== Your objective ==
Transcribe every line from the top down to the line with "import plotly.graph_objects as go", both ends included, but not the pictures.

▬▬▬▬▬▬

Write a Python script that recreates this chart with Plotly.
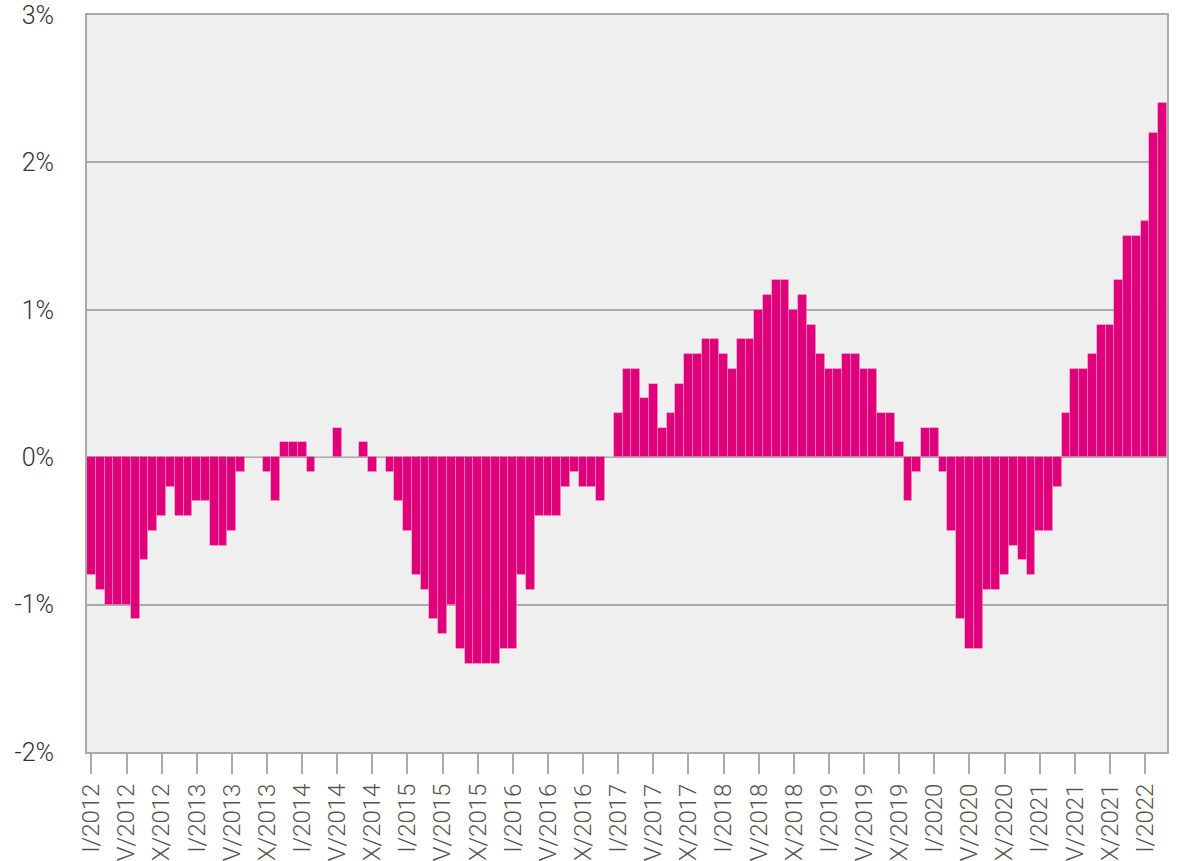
import plotly.graph_objects as go

# Year-on-year change, monthly, January 2012 to March 2022 (percent)
years = list(range(2012, 2023))
values_2012 = [-0.8, -0.9, -1.0, -1.0, -1.0, -1.1, -0.7, -0.5, -0.4, -0.2, -0.4, -0.4]
values_2013 = [-0.3, -0.3, -0.6, -0.6, -0.5, -0.1, 0.0, 0.0, -0.1, -0.3, 0.1, 0.1]
values_2014 = [0.1, -0.1, 0.0, 0.0, 0.2, 0.0, 0.0, 0.1, -0.1, 0.0, -0.1, -0.3]
values_2015 = [-0.5, -0.8, -0.9, -1.1, -1.2, -1.0, -1.3, -1.4, -1.4, -1.4, -1.4, -1.3]
values_2016 = [-1.3, -0.8, -0.9, -0.4, -0.4, -0.4, -0.2, -0.1, -0.2, -0.2, -0.3, 0.0]
values_2017 = [0.3, 0.6, 0.6, 0.4, 0.5, 0.2, 0.3, 0.5, 0.7, 0.7, 0.8, 0.8]
values_2018 = [0.7, 0.6, 0.8, 0.8, 1.0, 1.1, 1.2, 1.2, 1.0, 1.1, 0.9, 0.7]
values_2019 = [0.6, 0.6, 0.7, 0.7, 0.6, 0.6, 0.3, 0.3, 0.1, -0.3, -0.1, 0.2]
values_2020 = [0.2, -0.1, -0.5, -1.1, -1.3, -1.3, -0.9, -0.9, -0.8, -0.6, -0.7, -0.8]
values_2021 = [-0.5, -0.5, -0.2, 0.3, 0.6, 0.6, 0.7, 0.9, 0.9, 1.2, 1.5, 1.5]
values_2022 = [1.6, 2.2, 2.4]

values = (values_2012 + values_2013 + values_2014 + values_2015 + values_2016
          + values_2017 + values_2018 + values_2019 + values_2020 + values_2021
          + values_2022)
months = list(range(len(values)))

# Axis labels: Roman month numerals every four months
roman_months = ["I", "V", "IX"]
tick_positions = list(range(0, len(values), 4))
tick_labels = [f"{roman_months[(p % 12) // 4]}/{2012 + p // 12}" for p in tick_positions]

y_ticks = [-2, -1, 0, 1, 2, 3]
y_labels = ["-2%", "-1%", "0%", "1%", "2%", "3%"]

fig = go.Figure(
    go.Bar(
        x=months,
        y=values,
        marker=dict(color="#e0007a", line=dict(color="rgba(255,255,255,0.3)", width=0.8)),
        hoverinfo="y",
    )
)

fig.update_layout(
    width=1177,
    height=861,
    margin=dict(l=87, r=10, t=15, b=109),
    paper_bgcolor="white",
    plot_bgcolor="#efefef",
    bargap=0,
    showlegend=False,
    font=dict(family="Roboto, sans-serif", color="#444"),
)

fig.update_xaxes(
    range=[-0.5, len(values) - 0.5],
    tickvals=tick_positions,
    ticktext=tick_labels,
    tickangle=-90,
    ticks="outside",
    ticklen=20,
    tickwidth=2,
    tickcolor="#aaaaaa",
    tickfont=dict(size=24, color="#555", weight=300),
    showgrid=False,
    zeroline=False,
    showline=True,
    linecolor="#aaaaaa",
    linewidth=2,
    mirror=True,
    automargin=False,
)

fig.update_yaxes(
    range=[-2, 3],
    tickvals=y_ticks,
    ticktext=y_labels,
    ticks="",
    ticklabelstandoff=26,
    tickfont=dict(size=25, color="#333", weight=300),
    showgrid=True,
    gridcolor="#aaaaaa",
    gridwidth=1.5,
    zeroline=False,
    showline=True,
    linecolor="#aaaaaa",
    linewidth=2,
    mirror=True,
    automargin=False,
)

fig.write_html("out.html")
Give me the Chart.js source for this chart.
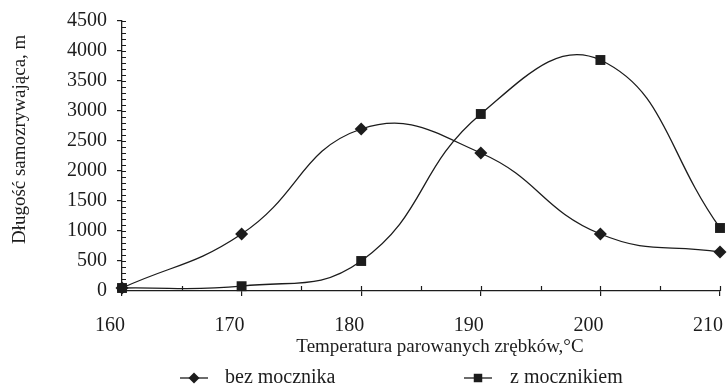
<!DOCTYPE html>
<html>
<head>
<meta charset="utf-8">
<script src="https://cdn.jsdelivr.net/npm/chart.js@4.4.1/dist/chart.umd.min.js"></script>
<style>
  body { margin: 0; background: #fff; }
  #wrap { width: 727px; height: 386px; position: relative; }
</style>
</head>
<body>
<div id="wrap"><canvas id="chart"></canvas></div>
<script>
// temperatura parowania zrębków, °C
const temperatures = [160, 170, 180, 190, 200, 210];
// długość samozrywająca, m
const bezMocznika = [50, 950, 2700, 2300, 950, 650];
const zMocznikiem = [50, 80, 500, 2950, 3850, 1050];

const xTitle = 'Temperatura parowanych zrębków,°C';
const yTitle = 'Długość samozrywająca, m';

const ink = '#1c1c1c';
Chart.defaults.font.family = "'Liberation Serif', 'Times New Roman', serif";
Chart.defaults.font.size = 19;
Chart.defaults.color = ink;

function toPoints(values) {
  return temperatures.map((t, i) => ({ x: t, y: values[i] }));
}

// titles sit a little off-centre in the scan; pad them on the leading side
const pad = n => '\u00a0'.repeat(n);

// short inner ticks every 5 °C and every 100 m, like the printed axes
const minorTicks = {
  id: 'minorTicks',
  afterDraw(chart) {
    const ctx = chart.ctx;
    const xs = chart.scales.x;
    const ys = chart.scales.y;
    const area = chart.chartArea;
    ctx.save();
    ctx.strokeStyle = ink;
    ctx.lineWidth = 1.2;
    ctx.beginPath();
    for (let v = 0; v <= 4500; v += 100) {
      const py = Math.round(ys.getPixelForValue(v)) + 0.5;
      ctx.moveTo(area.left, py);
      ctx.lineTo(area.left + 4, py);
    }
    for (let t = 160; t <= 210; t += 5) {
      const px = Math.round(xs.getPixelForValue(t)) + 0.5;
      ctx.moveTo(px, area.bottom);
      ctx.lineTo(px, area.bottom - 5);
    }
    ctx.stroke();
    ctx.restore();
  }
};

// legend under the axis title, line sample with the marker
const lineLegend = {
  id: 'lineLegend',
  afterDraw(chart) {
    const ctx = chart.ctx;
    const items = [
      { ds: chart.data.datasets[0], cx: 194, tx: 225 },
      { ds: chart.data.datasets[1], cx: 478, tx: 510 }
    ];
    const y = 378;
    ctx.save();
    items.forEach(it => {
      ctx.strokeStyle = ink;
      ctx.fillStyle = ink;
      ctx.lineWidth = 1.3;
      ctx.beginPath();
      ctx.moveTo(it.cx - 14, y);
      ctx.lineTo(it.cx + 14, y);
      ctx.stroke();
      Chart.helpers.drawPoint(ctx, {
        pointStyle: it.ds.pointStyle,
        radius: it.ds.pointRadius - 1,
        rotation: 0,
        borderWidth: 0
      }, it.cx, y);
      ctx.font = "20px 'Liberation Serif', serif";
      ctx.textBaseline = 'middle';
      ctx.textAlign = 'left';
      ctx.fillText(it.ds.label, it.tx, y);
    });
    ctx.restore();
  }
};

new Chart(document.getElementById('chart'), {
  type: 'line',
  data: {
    datasets: [
      {
        label: 'bez mocznika',
        data: toPoints(bezMocznika),
        borderColor: ink,
        backgroundColor: ink,
        borderWidth: 1.3,
        pointStyle: 'rectRot',
        pointRadius: 6.5,
        pointBorderWidth: 0,
        tension: 0.45,
        clip: false
      },
      {
        label: 'z mocznikiem',
        data: toPoints(zMocznikiem),
        borderColor: ink,
        backgroundColor: ink,
        borderWidth: 1.3,
        pointStyle: 'rect',
        pointRadius: 7,
        pointBorderWidth: 0,
        tension: 0.45,
        clip: false
      }
    ]
  },
  options: {
    responsive: true,
    maintainAspectRatio: false,
    animation: false,
    layout: { padding: { left: 0, right: 4, top: 21, bottom: 25 } },
    plugins: {
      legend: { display: false },
      tooltip: { enabled: false }
    },
    scales: {
      x: {
        type: 'linear',
        min: 160,
        max: 210,
        ticks: { stepSize: 10, padding: 18, labelOffset: -12, color: ink, font: { size: 20 }, callback: v => String(v) },
        grid: { drawOnChartArea: false, drawTicks: true, tickLength: 5, color: ink, lineWidth: 1.2 },
        border: { color: ink, width: 1.3 },
        title: { display: true, text: pad(8) + xTitle, color: ink, padding: { top: 0, bottom: 3 } },
        afterFit(scale) {
          scale.height = 70;
          scale.paddingLeft = 0;
          scale.paddingRight = 0;
        }
      },
      y: {
        min: 0,
        max: 4500,
        ticks: { stepSize: 500, padding: 10, color: ink, font: { size: 20 }, callback: v => String(v) },
        grid: { drawOnChartArea: false, drawTicks: true, tickLength: 5, color: ink, lineWidth: 1.2 },
        border: { color: ink, width: 1.3 },
        title: { display: true, text: pad(7) + yTitle, color: ink, padding: { top: 9, bottom: 0 } },
        afterFit(scale) {
          scale.width = 122;
          scale.paddingTop = 0;
          scale.paddingBottom = 0;
        }
      }
    }
  },
  plugins: [minorTicks, lineLegend]
});
</script>
</body>
</html>
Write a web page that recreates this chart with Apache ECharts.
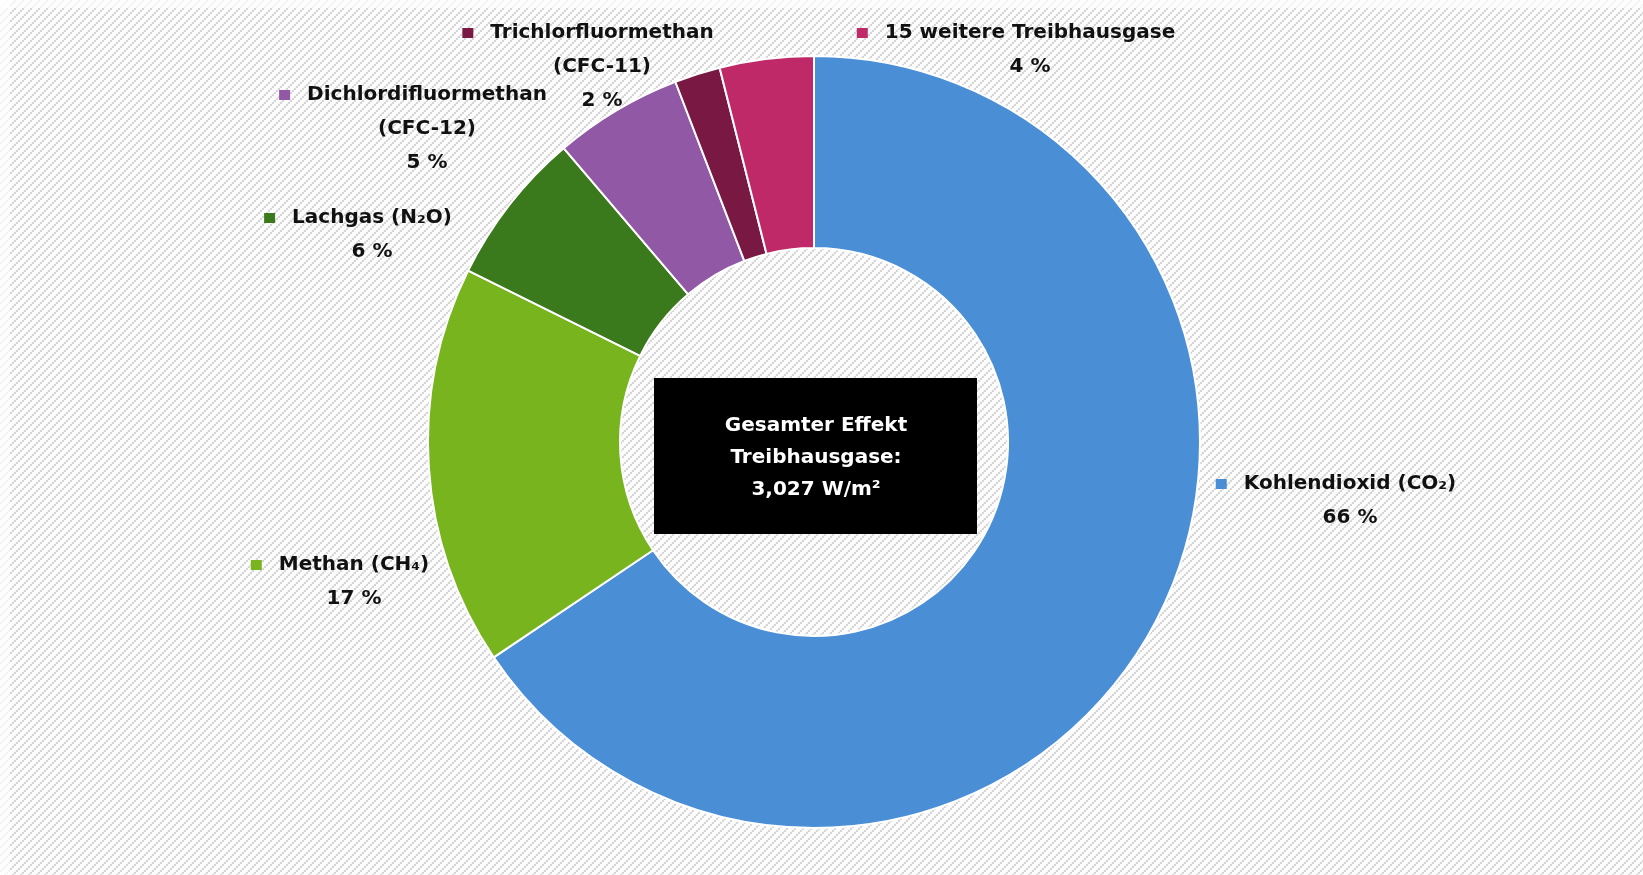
<!DOCTYPE html>
<html>
<head>
<meta charset="utf-8">
<script src="https://cdn.jsdelivr.net/npm/echarts@6/dist/echarts.min.js"></script>
<style>
  html, body { margin: 0; padding: 0; background: #fff; }
  #chart { width: 1643px; height: 875px; }
</style>
</head>
<body>
<div id="chart"></div>
<script>
// Strahlungsantrieb der Treibhausgase (W/m²)
var gases = ['Kohlendioxid (CO₂)', 'Methan (CH₄)', 'Lachgas (N₂O)', 'Dichlordifluormethan\n(CFC-12)', 'Trichlorfluormethan\n(CFC-11)', '15 weitere Treibhausgase'];
var forcing = [1.985, 0.507, 0.195, 0.163, 0.058, 0.119];
var colors = ['#4a8fd6', '#78b41e', '#3a7a1c', '#9158a6', '#7a1844', '#bf2968'];
var centerText = ['Gesamter Effekt', 'Treibhausgase:', '3,027 W/m²'];

// label spots (text block center x, top y) placed like the original layout
var labelSpots = [[1350, 467], [354, 548], [372, 201], [427, 78], [602, 16], [1030, 16]];

var chart = echarts.init(document.getElementById('chart'));

// diagonal hatch background, coarse like the original
var tile = document.createElement('canvas');
tile.width = 8;
tile.height = 8;
var tctx = tile.getContext('2d');
tctx.fillStyle = '#fcfcfc';
tctx.fillRect(0, 0, 8, 8);
for (var i = 0; i < 4; i++) {
  tctx.fillStyle = '#d6d6d6';
  tctx.fillRect(2 * i, 6 - 2 * i, 2, 2);
  tctx.fillStyle = '#ececec';
  tctx.fillRect(2 * i + 1, 6 - 2 * i - 1 < 0 ? 7 : 6 - 2 * i - 1, 1, 1);
}

var data = gases.map(function (g, i) {
  return {
    name: g,
    value: forcing[i],
    itemStyle: { color: colors[i] },
    label: { rich: { m: { backgroundColor: colors[i] } } }
  };
});

var option = {
  backgroundColor: { image: tile, repeat: 'repeat' },
  animation: false,
  graphic: [
    { type: 'rect', left: 0, top: 0, shape: { width: 1643, height: 8 }, style: { fill: 'rgba(255,255,255,0.7)' }, silent: true },
    { type: 'rect', left: 0, top: 0, shape: { width: 10, height: 875 }, style: { fill: 'rgba(255,255,255,0.7)' }, silent: true },
    {
      type: 'group',
      left: 654,
      top: 378,
      children: [
        { type: 'rect', shape: { x: 0, y: 0, width: 323, height: 156 }, style: { fill: '#000' } },
        {
          type: 'text',
          x: 162,
          y: 80,
          style: {
            text: centerText.join('\n'),
            fill: '#fff',
            font: 'bold 20px "DejaVu Sans"',
            lineHeight: 32,
            align: 'center',
            verticalAlign: 'middle'
          }
        }
      ]
    }
  ],
  series: [{
    type: 'pie',
    center: [814, 442],
    radius: [194, 386],
    startAngle: 90,
    clockwise: true,
    avoidLabelOverlap: false,
    itemStyle: { borderColor: '#fff', borderWidth: 2 },
    label: {
      show: true,
      position: 'outside',
      formatter: function (p) {
        var lines = p.name.split('\n');
        var s = '{m|}{g|}{n|' + lines[0] + '}{s|}';
        for (var k = 1; k < lines.length; k++) s += '\n{n|' + lines[k] + '}';
        s += '\n{n|' + Math.round(p.percent) + ' %}';
        return s;
      },
      align: 'center',
      rich: {
        m: { width: 11, height: 10 },
        g: { width: 17 },
        s: { width: 28 },
        n: { fontFamily: 'DejaVu Sans', fontWeight: 'bold', fontSize: 20, color: '#111', lineHeight: 34 }
      }
    },
    labelLine: { show: false },
    labelLayout: function (params) {
      var p = labelSpots[params.dataIndex];
      return { x: p[0], y: p[1], align: 'center', verticalAlign: 'top' };
    },
    data: data
  }]
};

chart.setOption(option);
</script>
</body>
</html>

▬▬▬▬▬▬

== Answer ==
Write a Python script that recreates this chart with Plotly.
import plotly.graph_objects as go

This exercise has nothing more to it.